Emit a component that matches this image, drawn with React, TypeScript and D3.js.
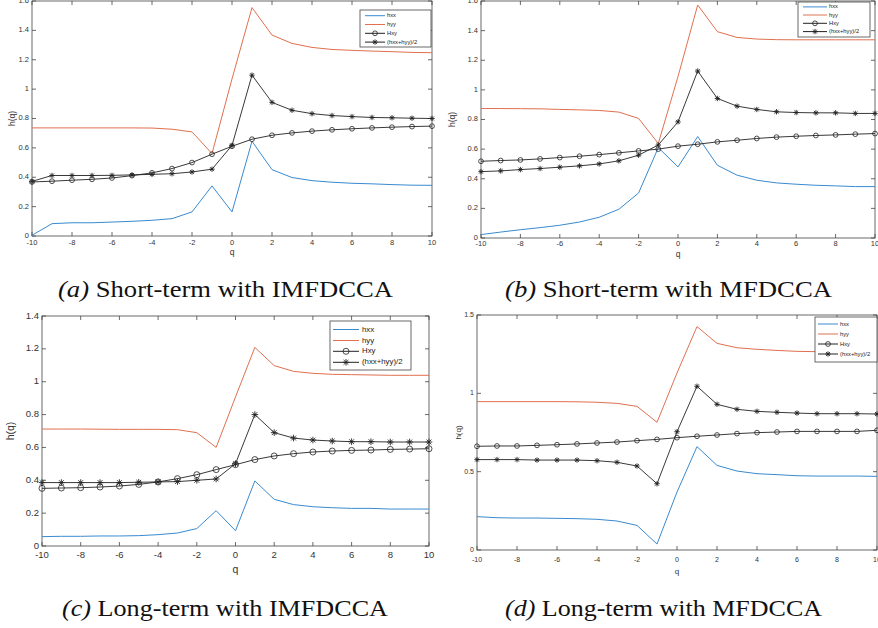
import React from 'react';
import * as d3 from 'd3';

// q values (shared x categories)
const qValues = [-10, -9, -8, -7, -6, -5, -4, -3, -2, -1, 0, 1, 2, 3, 4, 5, 6, 7, 8, 9, 10];

// (a) Short-term with IMFDCCA
const hxxA = [0.005, 0.084, 0.09, 0.09, 0.095, 0.1, 0.107, 0.118, 0.164, 0.341, 0.164, 0.645, 0.452, 0.398, 0.377, 0.366, 0.359, 0.355, 0.35, 0.346, 0.345];
const hyyA = [0.736, 0.736, 0.736, 0.736, 0.736, 0.736, 0.735, 0.727, 0.709, 0.561, 1.07, 1.555, 1.368, 1.311, 1.284, 1.27, 1.264, 1.259, 1.255, 1.25, 1.248];
const HxyA = [0.368, 0.373, 0.38, 0.386, 0.395, 0.411, 0.43, 0.459, 0.5, 0.557, 0.611, 0.659, 0.686, 0.702, 0.714, 0.723, 0.73, 0.736, 0.741, 0.745, 0.748];
const avgA = [0.372, 0.412, 0.412, 0.412, 0.413, 0.416, 0.42, 0.424, 0.436, 0.455, 0.617, 1.095, 0.91, 0.856, 0.833, 0.82, 0.813, 0.807, 0.805, 0.802, 0.8];

// (b) Short-term with MFDCCA
const hxxB = [0.023, 0.04, 0.056, 0.07, 0.086, 0.108, 0.14, 0.194, 0.304, 0.61, 0.48, 0.685, 0.491, 0.424, 0.39, 0.372, 0.363, 0.356, 0.352, 0.347, 0.347];
const hyyB = [0.874, 0.874, 0.873, 0.872, 0.868, 0.865, 0.861, 0.85, 0.807, 0.638, 1.09, 1.573, 1.393, 1.354, 1.343, 1.339, 1.338, 1.338, 1.338, 1.338, 1.338];
const HxyB = [0.518, 0.523, 0.527, 0.534, 0.543, 0.552, 0.563, 0.575, 0.588, 0.6, 0.62, 0.633, 0.649, 0.66, 0.672, 0.681, 0.687, 0.692, 0.696, 0.701, 0.705];
const avgB = [0.448, 0.453, 0.462, 0.469, 0.478, 0.487, 0.5, 0.521, 0.559, 0.628, 0.784, 1.127, 0.942, 0.89, 0.868, 0.852, 0.847, 0.845, 0.845, 0.841, 0.841];

// (c) Long-term with IMFDCCA
const hxxC = [0.057, 0.059, 0.059, 0.061, 0.061, 0.063, 0.069, 0.079, 0.106, 0.215, 0.093, 0.396, 0.284, 0.252, 0.239, 0.233, 0.229, 0.229, 0.225, 0.225, 0.225];
const hyyC = [0.712, 0.712, 0.712, 0.711, 0.71, 0.71, 0.71, 0.708, 0.69, 0.6, 0.907, 1.209, 1.098, 1.063, 1.051, 1.045, 1.043, 1.041, 1.039, 1.039, 1.039];
const HxyC = [0.351, 0.353, 0.355, 0.359, 0.365, 0.375, 0.39, 0.41, 0.434, 0.465, 0.495, 0.526, 0.548, 0.562, 0.572, 0.578, 0.582, 0.584, 0.588, 0.59, 0.592];
const avgC = [0.386, 0.386, 0.386, 0.386, 0.386, 0.388, 0.39, 0.392, 0.4, 0.408, 0.501, 0.8, 0.69, 0.657, 0.645, 0.639, 0.635, 0.635, 0.633, 0.633, 0.633];

// (d) Long-term with MFDCCA
const hxxD = [0.213, 0.206, 0.204, 0.204, 0.202, 0.2, 0.196, 0.185, 0.157, 0.038, 0.37, 0.66, 0.54, 0.504, 0.487, 0.481, 0.474, 0.472, 0.472, 0.472, 0.47];
const hyyD = [0.947, 0.947, 0.947, 0.947, 0.947, 0.946, 0.943, 0.936, 0.917, 0.815, 1.13, 1.426, 1.319, 1.291, 1.281, 1.274, 1.268, 1.266, 1.264, 1.264, 1.262];
const HxyD = [0.662, 0.664, 0.664, 0.668, 0.672, 0.677, 0.683, 0.689, 0.698, 0.706, 0.717, 0.726, 0.734, 0.743, 0.749, 0.753, 0.757, 0.757, 0.757, 0.757, 0.764];
const avgD = [0.577, 0.577, 0.577, 0.574, 0.574, 0.574, 0.57, 0.56, 0.536, 0.423, 0.755, 1.045, 0.93, 0.898, 0.885, 0.879, 0.874, 0.87, 0.87, 0.87, 0.868];

const xTicks = [-10, -8, -6, -4, -2, 0, 2, 4, 6, 8, 10];
const yTicksAB = [0, 0.2, 0.4, 0.6, 0.8, 1, 1.2, 1.4, 1.6];
const yTicksC = [0, 0.2, 0.4, 0.6, 0.8, 1, 1.2, 1.4];
const yTicksD = [0, 0.5, 1, 1.5];
const legendLabels = ['hxx', 'hyy', 'Hxy', '(hxx+hyy)/2'];

const BLUE = '#3a8ad0';
const ORANGE = '#e07050';
const DARK = '#222';
const AXIS = '#444';

type Cfg = {
  left: number; right: number; top: number; bottom: number;
  yMax: number; yTicks: number[];
  tickFont: number; labelFont: number; tickLabelY: number; xLabelY: number;
  yLabelX: number; markerR: number;
  legend: { x: number; y: number; w: number; h: number; rows: number[]; lx1: number; lx2: number; tx: number; font: number };
};

function Star({ x, y, r, color }: { x: number; y: number; r: number; color: string }) {
  const d = r * 0.72;
  return (
    <g stroke={color} strokeWidth={0.9}>
      <line x1={x - r} y1={y} x2={x + r} y2={y} />
      <line x1={x} y1={y - r} x2={x} y2={y + r} />
      <line x1={x - d} y1={y - d} x2={x + d} y2={y + d} />
      <line x1={x - d} y1={y + d} x2={x + d} y2={y - d} />
    </g>
  );
}

function Panel({ cfg, hxx, hyy, hxy, avg }: { cfg: Cfg; hxx: number[]; hyy: number[]; hxy: number[]; avg: number[] }) {
  const x = d3.scaleLinear().domain([-10, 10]).range([cfg.left, cfg.right]);
  const y = d3.scaleLinear().domain([0, cfg.yMax]).range([cfg.bottom, cfg.top]);
  const line = d3.line<number>().x((_, i) => x(qValues[i])).y((v) => y(v));
  const tl = 4;
  const L = cfg.legend;
  const fmt = (v: number) => (Math.round(v * 10) / 10).toString();
  return (
    <g fontFamily="'Liberation Sans', Arial, sans-serif">
      <rect x={cfg.left} y={cfg.top} width={cfg.right - cfg.left} height={cfg.bottom - cfg.top} fill="#fff" stroke={AXIS} strokeWidth={0.8} />
      {xTicks.map((t) => (
        <g key={'xt' + t}>
          <line x1={x(t)} x2={x(t)} y1={cfg.bottom} y2={cfg.bottom - tl} stroke={AXIS} strokeWidth={0.8} />
          <line x1={x(t)} x2={x(t)} y1={cfg.top} y2={cfg.top + tl} stroke={AXIS} strokeWidth={0.8} />
          <text x={x(t)} y={cfg.tickLabelY} fontSize={cfg.tickFont} fill="#333" textAnchor="middle" dominantBaseline="middle">{t}</text>
        </g>
      ))}
      {cfg.yTicks.map((t) => (
        <g key={'yt' + t}>
          <line x1={cfg.left} x2={cfg.left + tl} y1={y(t)} y2={y(t)} stroke={AXIS} strokeWidth={0.8} />
          <line x1={cfg.right} x2={cfg.right - tl} y1={y(t)} y2={y(t)} stroke={AXIS} strokeWidth={0.8} />
          <text x={cfg.left - 3} y={y(t)} fontSize={cfg.tickFont} fill="#333" textAnchor="end" dominantBaseline="middle">{fmt(t)}</text>
        </g>
      ))}
      <text x={(cfg.left + cfg.right) / 2} y={cfg.xLabelY} fontSize={cfg.labelFont} fill="#333" textAnchor="middle" dominantBaseline="middle">q</text>
      <text transform={`translate(${cfg.yLabelX},${(cfg.top + cfg.bottom) / 2}) rotate(-90)`} fontSize={cfg.labelFont} fill="#333" textAnchor="middle" dominantBaseline="middle">h(q)</text>

      <path d={line(hxx) || ''} fill="none" stroke={BLUE} strokeWidth={1} />
      <path d={line(hyy) || ''} fill="none" stroke={ORANGE} strokeWidth={1} />
      <path d={line(hxy) || ''} fill="none" stroke={DARK} strokeWidth={0.9} />
      {hxy.map((v, i) => (
        <circle key={'c' + i} cx={x(qValues[i])} cy={y(v)} r={cfg.markerR} fill="none" stroke={DARK} strokeWidth={0.8} />
      ))}
      <path d={line(avg) || ''} fill="none" stroke={DARK} strokeWidth={0.9} />
      {avg.map((v, i) => (
        <Star key={'s' + i} x={x(qValues[i])} y={y(v)} r={cfg.markerR + 0.3} color={DARK} />
      ))}

      <rect x={L.x} y={L.y} width={L.w} height={L.h} fill="#fff" stroke={AXIS} strokeWidth={0.8} />
      {legendLabels.map((lab, i) => {
        const ry = L.rows[i];
        const color = i === 0 ? BLUE : i === 1 ? ORANGE : DARK;
        const mx = (L.lx1 + L.lx2) / 2;
        return (
          <g key={'lg' + i}>
            <line x1={L.lx1} x2={L.lx2} y1={ry} y2={ry} stroke={color} strokeWidth={1} />
            {i === 2 && <circle cx={mx} cy={ry} r={cfg.markerR} fill="none" stroke={DARK} strokeWidth={0.8} />}
            {i === 3 && <Star x={mx} y={ry} r={cfg.markerR + 0.3} color={DARK} />}
            <text x={L.tx} y={ry} fontSize={L.font} fill="#222" dominantBaseline="middle">{lab}</text>
          </g>
        );
      })}
    </g>
  );
}

const cfgA: Cfg = {
  left: 32, right: 432, top: 1, bottom: 236, yMax: 1.6, yTicks: yTicksAB,
  tickFont: 7.5, labelFont: 8.5, tickLabelY: 243, xLabelY: 253, yLabelX: 13, markerR: 2.4,
  legend: { x: 360, y: 10, w: 71, h: 37, rows: [15.7, 24.5, 33.3, 42.1], lx1: 365, lx2: 385, tx: 387, font: 5.8 },
};
const cfgB: Cfg = {
  left: 481, right: 875, top: 1, bottom: 238, yMax: 1.6, yTicks: yTicksAB,
  tickFont: 7.5, labelFont: 8.5, tickLabelY: 244, xLabelY: 255, yLabelX: 453, markerR: 2.4,
  legend: { x: 798, y: 2, w: 72, h: 35, rows: [6.9, 15, 23.3, 31.6], lx1: 803, lx2: 827, tx: 829, font: 5.8 },
};
const cfgC: Cfg = {
  left: 42, right: 429, top: 316, bottom: 546, yMax: 1.4, yTicks: yTicksC,
  tickFont: 9.5, labelFont: 10.5, tickLabelY: 555, xLabelY: 570, yLabelX: 11, markerR: 3,
  legend: { x: 330, y: 321, w: 81, h: 49, rows: [329.5, 340.5, 351.3, 362.3], lx1: 333, lx2: 359, tx: 362, font: 7.8 },
};
const cfgD: Cfg = {
  left: 477, right: 877, top: 315, bottom: 550, yMax: 1.5, yTicks: yTicksD,
  tickFont: 7, labelFont: 8, tickLabelY: 560, xLabelY: 572, yLabelX: 459, markerR: 2.4,
  legend: { x: 815, y: 317, w: 62, h: 45, rows: [324, 334, 344, 354], lx1: 818, lx2: 838, tx: 840, font: 5.8 },
};

function Caption({ x, y, w, tag, text }: { x: number; y: number; w: number; tag: string; text: string }) {
  return (
    <text x={x} y={y} fontFamily="'Liberation Serif', 'Times New Roman', serif" fontSize={23} fill="#111" textLength={w} lengthAdjust="spacingAndGlyphs">
      <tspan fontStyle="italic">{tag}</tspan>
      {' ' + text}
    </text>
  );
}

export default function App() {
  return (
    <svg width={878} height={628} style={{ position: 'absolute', left: 0, top: 0, background: '#fff' }}>
      <rect width={878} height={628} fill="#fff" />
      <Panel cfg={cfgA} hxx={hxxA} hyy={hyyA} hxy={HxyA} avg={avgA} />
      <Panel cfg={cfgB} hxx={hxxB} hyy={hyyB} hxy={HxyB} avg={avgB} />
      <Panel cfg={cfgC} hxx={hxxC} hyy={hyyC} hxy={HxyC} avg={avgC} />
      <Panel cfg={cfgD} hxx={hxxD} hyy={hyyD} hxy={HxyD} avg={avgD} />
      <Caption x={58} y={297} w={335} tag="(a)" text="Short-term with IMFDCCA" />
      <Caption x={505} y={297} w={327} tag="(b)" text="Short-term with MFDCCA" />
      <Caption x={62} y={616} w={326} tag="(c)" text="Long-term with IMFDCCA" />
      <Caption x={505} y={616} w={317} tag="(d)" text="Long-term with MFDCCA" />
    </svg>
  );
}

JOB = Transcribe the opening line of the listing above, please, and every line after it through the line with "7, 8, 9, 10];", word for word, without pictures.

SOLUTION TO THE EXERCISE =
Emit a component that matches this image, drawn with React, TypeScript and D3.js.
import React from 'react';
import * as d3 from 'd3';

// q values (shared x categories)
const qValues = [-10, -9, -8, -7, -6, -5, -4, -3, -2, -1, 0, 1, 2, 3, 4, 5, 6, 7, 8, 9, 10];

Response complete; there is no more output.